Either through luck or genius, JK Rowling and the writers and directors who have translated her work—David Yates chief among them—have expertly hit on the perfect narrative arc. The beginning of the story was rosy and innocent, the danger real but manageable. The ride was fun. But as the story progressed, as Harry and his friends aged and took on more responsibility, the tone got darker, the danger more piqued.

Here’s where the luck and genius comes in: at the same time, cinema was also undergoing a transformation. Blockbusters started to get darker. Christopher Nolan reinvented Batman by focusing on a man wrestling personal trauma and sociopolitical demise—in some ways he did the same in Inception. Stieg Larsson’s trilogy shocked the world by taking those same themes and adding a heavy dose of feminism. Even Avatar, the ultimate fantasy, found Earth too dismal to even represent: better to jump to a Technicolor heaven, never to look back. Television too has gotten into noir, from The Sopranos, which got darker as it progressed into the 2000s, to Battlestar Galactica, culminating in a flurry of serious series like Game of Thrones, The Killing, Louie, Damages, Rescue Me, among others, all of whom have mined the dankest pathways of the human mind and social impulses.

If you’ll allow me to stretch, it’s possible to say our ever-grim media mirrored global anxieties: about the environment, economy and the continued failings of the world’s leaders to meet the needs of their citizens. The 2000s are sometimes called the “naughts,” and if it was the “lost decade,” it was because of a general crisis of faith, a malaise that the world was beyond repair.
The last two Potters are the heaviest of the series but also the most satisfying. They tell us that as children grow into adulthood, they start to learn more of the messiness and evils that threaten our very existence. In the real world, this involves politics, the environment and poverty, and while Potter largely keeps it magical, it’s not hard to see the real world connection. By the end of series, nothing is sacred, nearly everything is destroyed, and the once-wide-eyed children peer at their elders as they learn of all the backstabbing, lying and pure injustices running through the halls of power.

It all comes out in the final movie. I won’t divulge any spoilers—I refused to read anything about the final book. Needless to say, Rowling ended the story as elegantly as such an epic can end, and Yates does it justice.

Rowling is no cynic, or if she is, she gives up in the end.
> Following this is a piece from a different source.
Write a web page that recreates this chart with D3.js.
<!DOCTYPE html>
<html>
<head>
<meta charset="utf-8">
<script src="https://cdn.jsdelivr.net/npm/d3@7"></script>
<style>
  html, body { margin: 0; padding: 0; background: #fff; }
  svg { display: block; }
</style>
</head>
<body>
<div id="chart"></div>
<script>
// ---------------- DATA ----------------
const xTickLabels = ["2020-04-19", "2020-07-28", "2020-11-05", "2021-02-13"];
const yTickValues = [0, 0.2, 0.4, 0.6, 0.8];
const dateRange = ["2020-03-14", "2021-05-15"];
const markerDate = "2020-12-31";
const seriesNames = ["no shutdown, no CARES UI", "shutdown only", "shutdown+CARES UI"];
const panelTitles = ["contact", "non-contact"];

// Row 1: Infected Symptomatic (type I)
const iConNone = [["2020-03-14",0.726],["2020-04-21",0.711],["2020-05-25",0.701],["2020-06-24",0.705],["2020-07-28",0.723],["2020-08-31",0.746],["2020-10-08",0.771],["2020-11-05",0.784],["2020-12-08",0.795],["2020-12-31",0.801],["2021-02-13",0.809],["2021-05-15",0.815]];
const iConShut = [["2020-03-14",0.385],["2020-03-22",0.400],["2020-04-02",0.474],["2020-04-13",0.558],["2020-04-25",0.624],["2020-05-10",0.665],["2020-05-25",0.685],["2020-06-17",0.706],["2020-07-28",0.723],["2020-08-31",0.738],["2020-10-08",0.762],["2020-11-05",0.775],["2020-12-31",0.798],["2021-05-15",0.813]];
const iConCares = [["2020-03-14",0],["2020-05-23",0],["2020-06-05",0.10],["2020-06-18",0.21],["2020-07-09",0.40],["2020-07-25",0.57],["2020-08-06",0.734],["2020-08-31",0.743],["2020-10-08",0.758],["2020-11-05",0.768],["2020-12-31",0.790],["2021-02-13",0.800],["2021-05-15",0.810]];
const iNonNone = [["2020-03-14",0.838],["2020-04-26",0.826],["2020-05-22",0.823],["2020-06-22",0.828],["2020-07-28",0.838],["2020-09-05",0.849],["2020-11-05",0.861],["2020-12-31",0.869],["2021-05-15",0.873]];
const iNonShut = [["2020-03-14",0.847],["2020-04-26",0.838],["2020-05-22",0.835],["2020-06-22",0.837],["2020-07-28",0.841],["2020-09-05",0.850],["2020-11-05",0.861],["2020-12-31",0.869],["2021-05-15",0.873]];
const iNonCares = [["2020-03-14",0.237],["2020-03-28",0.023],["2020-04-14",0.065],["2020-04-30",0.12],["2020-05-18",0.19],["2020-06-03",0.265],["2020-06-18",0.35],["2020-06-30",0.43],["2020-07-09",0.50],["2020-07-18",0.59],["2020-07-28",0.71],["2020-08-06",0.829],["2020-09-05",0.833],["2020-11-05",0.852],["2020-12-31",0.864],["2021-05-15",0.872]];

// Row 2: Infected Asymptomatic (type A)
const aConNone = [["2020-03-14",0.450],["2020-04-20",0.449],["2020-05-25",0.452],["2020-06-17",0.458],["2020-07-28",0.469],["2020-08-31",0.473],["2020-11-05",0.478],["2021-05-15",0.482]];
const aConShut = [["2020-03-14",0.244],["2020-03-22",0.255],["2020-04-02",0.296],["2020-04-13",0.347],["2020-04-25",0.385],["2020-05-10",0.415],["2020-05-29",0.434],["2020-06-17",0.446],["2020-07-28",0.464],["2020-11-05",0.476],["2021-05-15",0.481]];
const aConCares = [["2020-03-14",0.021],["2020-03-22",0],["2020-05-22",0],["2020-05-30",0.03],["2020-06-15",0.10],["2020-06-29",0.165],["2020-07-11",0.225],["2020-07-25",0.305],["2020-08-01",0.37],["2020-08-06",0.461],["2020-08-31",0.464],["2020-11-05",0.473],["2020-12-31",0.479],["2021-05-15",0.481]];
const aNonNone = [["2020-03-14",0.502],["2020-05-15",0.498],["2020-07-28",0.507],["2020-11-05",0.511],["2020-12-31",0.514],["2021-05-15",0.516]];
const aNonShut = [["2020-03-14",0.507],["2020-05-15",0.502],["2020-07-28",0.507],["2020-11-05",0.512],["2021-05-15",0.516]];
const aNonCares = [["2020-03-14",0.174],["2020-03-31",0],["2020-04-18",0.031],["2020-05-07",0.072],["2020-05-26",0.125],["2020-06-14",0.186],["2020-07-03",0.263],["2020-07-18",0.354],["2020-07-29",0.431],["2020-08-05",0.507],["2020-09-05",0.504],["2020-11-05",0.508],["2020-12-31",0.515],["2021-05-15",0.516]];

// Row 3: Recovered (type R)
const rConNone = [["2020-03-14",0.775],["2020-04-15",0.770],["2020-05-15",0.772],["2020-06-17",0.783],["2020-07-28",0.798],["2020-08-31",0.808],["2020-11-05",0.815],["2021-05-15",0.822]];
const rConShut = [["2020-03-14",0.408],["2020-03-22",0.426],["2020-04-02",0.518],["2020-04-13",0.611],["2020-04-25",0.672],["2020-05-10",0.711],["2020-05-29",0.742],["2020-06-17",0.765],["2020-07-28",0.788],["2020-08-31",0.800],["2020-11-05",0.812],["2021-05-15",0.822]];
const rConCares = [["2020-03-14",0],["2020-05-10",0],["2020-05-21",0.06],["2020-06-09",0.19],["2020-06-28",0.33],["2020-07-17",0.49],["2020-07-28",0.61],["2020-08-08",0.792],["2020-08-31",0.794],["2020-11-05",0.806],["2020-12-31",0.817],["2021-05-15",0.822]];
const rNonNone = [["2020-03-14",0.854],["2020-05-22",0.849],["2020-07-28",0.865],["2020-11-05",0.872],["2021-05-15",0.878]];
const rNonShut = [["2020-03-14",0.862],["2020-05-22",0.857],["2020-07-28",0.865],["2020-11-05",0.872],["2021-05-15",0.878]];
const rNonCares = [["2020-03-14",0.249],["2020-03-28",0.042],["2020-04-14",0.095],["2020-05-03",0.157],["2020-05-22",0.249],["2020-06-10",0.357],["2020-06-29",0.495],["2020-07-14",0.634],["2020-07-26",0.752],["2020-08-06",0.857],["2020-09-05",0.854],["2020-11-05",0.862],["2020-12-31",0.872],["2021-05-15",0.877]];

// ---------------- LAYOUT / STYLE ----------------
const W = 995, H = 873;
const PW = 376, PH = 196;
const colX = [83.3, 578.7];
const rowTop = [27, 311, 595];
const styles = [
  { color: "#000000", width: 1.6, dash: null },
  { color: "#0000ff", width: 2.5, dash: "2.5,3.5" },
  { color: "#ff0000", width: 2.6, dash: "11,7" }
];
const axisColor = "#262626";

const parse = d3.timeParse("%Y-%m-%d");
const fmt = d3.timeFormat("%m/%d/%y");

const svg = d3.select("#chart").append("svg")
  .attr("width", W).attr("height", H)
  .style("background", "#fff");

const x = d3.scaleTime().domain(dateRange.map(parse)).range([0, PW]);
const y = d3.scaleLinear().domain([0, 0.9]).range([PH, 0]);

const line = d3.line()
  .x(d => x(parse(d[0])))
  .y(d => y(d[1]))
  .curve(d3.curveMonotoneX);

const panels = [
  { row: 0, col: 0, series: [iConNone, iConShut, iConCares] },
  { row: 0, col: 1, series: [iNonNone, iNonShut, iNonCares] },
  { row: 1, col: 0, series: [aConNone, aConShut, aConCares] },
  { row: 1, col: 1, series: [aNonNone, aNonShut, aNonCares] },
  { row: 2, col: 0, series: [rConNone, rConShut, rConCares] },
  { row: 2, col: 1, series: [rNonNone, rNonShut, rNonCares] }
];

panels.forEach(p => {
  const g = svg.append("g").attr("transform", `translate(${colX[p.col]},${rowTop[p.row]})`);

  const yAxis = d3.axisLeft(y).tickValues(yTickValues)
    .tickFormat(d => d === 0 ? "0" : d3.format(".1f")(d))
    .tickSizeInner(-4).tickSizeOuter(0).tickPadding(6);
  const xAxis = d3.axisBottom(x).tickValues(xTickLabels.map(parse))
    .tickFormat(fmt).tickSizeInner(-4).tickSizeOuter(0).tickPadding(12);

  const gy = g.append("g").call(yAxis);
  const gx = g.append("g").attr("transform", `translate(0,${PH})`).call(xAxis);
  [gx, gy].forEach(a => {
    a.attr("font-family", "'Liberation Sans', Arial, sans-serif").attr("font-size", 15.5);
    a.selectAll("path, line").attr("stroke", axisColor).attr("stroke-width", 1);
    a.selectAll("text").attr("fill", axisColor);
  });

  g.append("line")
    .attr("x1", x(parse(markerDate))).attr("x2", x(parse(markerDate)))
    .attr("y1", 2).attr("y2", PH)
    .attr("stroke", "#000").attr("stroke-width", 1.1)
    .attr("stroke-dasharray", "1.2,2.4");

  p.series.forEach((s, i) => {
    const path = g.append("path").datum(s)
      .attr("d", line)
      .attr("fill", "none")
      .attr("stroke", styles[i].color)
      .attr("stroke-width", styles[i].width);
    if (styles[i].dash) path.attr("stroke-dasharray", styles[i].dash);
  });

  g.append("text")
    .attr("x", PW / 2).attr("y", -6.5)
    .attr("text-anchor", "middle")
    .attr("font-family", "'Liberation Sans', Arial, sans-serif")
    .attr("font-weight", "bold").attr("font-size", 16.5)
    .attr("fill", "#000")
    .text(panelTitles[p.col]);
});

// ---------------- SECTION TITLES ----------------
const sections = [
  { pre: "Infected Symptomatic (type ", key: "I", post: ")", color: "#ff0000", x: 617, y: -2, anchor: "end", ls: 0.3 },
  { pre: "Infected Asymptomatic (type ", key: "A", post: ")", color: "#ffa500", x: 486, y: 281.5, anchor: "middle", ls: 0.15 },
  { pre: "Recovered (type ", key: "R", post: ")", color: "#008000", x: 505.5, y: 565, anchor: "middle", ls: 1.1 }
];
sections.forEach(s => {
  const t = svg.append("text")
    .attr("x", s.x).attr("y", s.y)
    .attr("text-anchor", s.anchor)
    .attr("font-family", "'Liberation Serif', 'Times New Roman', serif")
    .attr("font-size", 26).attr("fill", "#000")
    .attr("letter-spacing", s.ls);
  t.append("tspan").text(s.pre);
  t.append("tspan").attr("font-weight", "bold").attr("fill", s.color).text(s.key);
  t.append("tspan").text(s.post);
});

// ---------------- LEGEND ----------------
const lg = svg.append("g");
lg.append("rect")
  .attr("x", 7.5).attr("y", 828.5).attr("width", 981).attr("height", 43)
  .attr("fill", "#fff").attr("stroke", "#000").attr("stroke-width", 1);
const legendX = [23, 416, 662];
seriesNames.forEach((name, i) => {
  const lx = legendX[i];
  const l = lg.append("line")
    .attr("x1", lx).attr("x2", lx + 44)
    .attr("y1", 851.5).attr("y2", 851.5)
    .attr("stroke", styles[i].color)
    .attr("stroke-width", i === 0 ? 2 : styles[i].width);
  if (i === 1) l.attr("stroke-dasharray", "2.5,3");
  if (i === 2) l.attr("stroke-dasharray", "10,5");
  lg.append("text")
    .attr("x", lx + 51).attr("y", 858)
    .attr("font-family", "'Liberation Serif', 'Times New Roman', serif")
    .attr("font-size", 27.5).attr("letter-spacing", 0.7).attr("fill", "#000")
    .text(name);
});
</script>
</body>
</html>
Potter, like all popular franchises, finds hope. One striking image in the film shows Harry, Hermione and Ron in front of a ruined Hogwarts, their backs to the school, looking out into the world. It’s a moving image: instead of showing us the great horizon our heroes are viewing, the shot stays on the ruins of the university, the place of innocence, the refuge from the world and sanctuary for ideas and history. The message: we have a lot of cleaning up to do.

It’s up to us to root out evil. In fact, it lives within all of us. We as human beings have to grow up and confront the darkness that threatens our world and ourselves. In this way, Potter outdoes Avatar and Inception, escapist fantasies that abandoned their sociological messages (Avatar abandons Earth for Pandora; Inception bailed on its corporate espionage plot, instead ending on a lame ambiguous note on family and fate).

Potter remains a rare franchise that really did grow up, ranking it up there with the likes of Star Wars. Let’s hope, like Harry and friends, we’ll all learn the lesson.